To raise the question of the confessing community and where it can be found today is to raise the fundamental question of the church's very identity and visibility. Who do the people of God think they are? How do they live? Where can the confessing community be found whose confession bears concrete relationship to its daily life? Is the community's relationship both to God and to its historical situation clear in its mind and actions?
Such clarity of relationships is precisely what is most lacking now in the American churches. It's hard to find the church who knows what its confession must mean in America at the present moment. Confessing Christ, instead of being an act of words and life which prepares one for personal risk, sacrifice, even martyrdom, has become, in the American context, a positive asset--socially and even politically. In recent times we have seen that such a confession might even help one win the White House.

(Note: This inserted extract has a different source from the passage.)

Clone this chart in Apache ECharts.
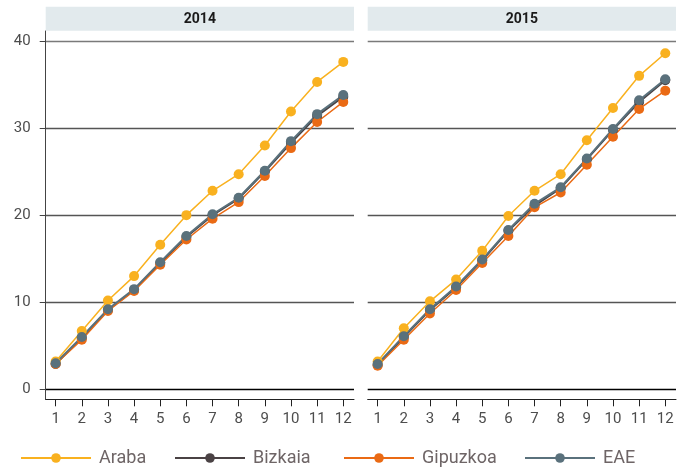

The growth of a certain kind of evangelical religion in the United States has greatly blurred and reduced the meaning of the gospel to terms which are culturally and politically acceptable. Born-again religion is "in." It is everywhere. It is a media phenomenon. The cultural majority of "confessors" includes former presidential aides and former revolutionaries, football and movie stars, politicians and Miss Americas. The marks of such faith are evident--success, fame, prosperity, influence, and above all, loyalty to the American way of life.
In this situation the American churches are in danger of losing any sense of their true identity. The New Testament vision of the kingdom of God is easily replaced by an American civil religion where the church's life becomes so wedded to the realities of the present American order that the sense of preserving the holy, of bearing true witness to the evangel, of living under the word of God, is lost.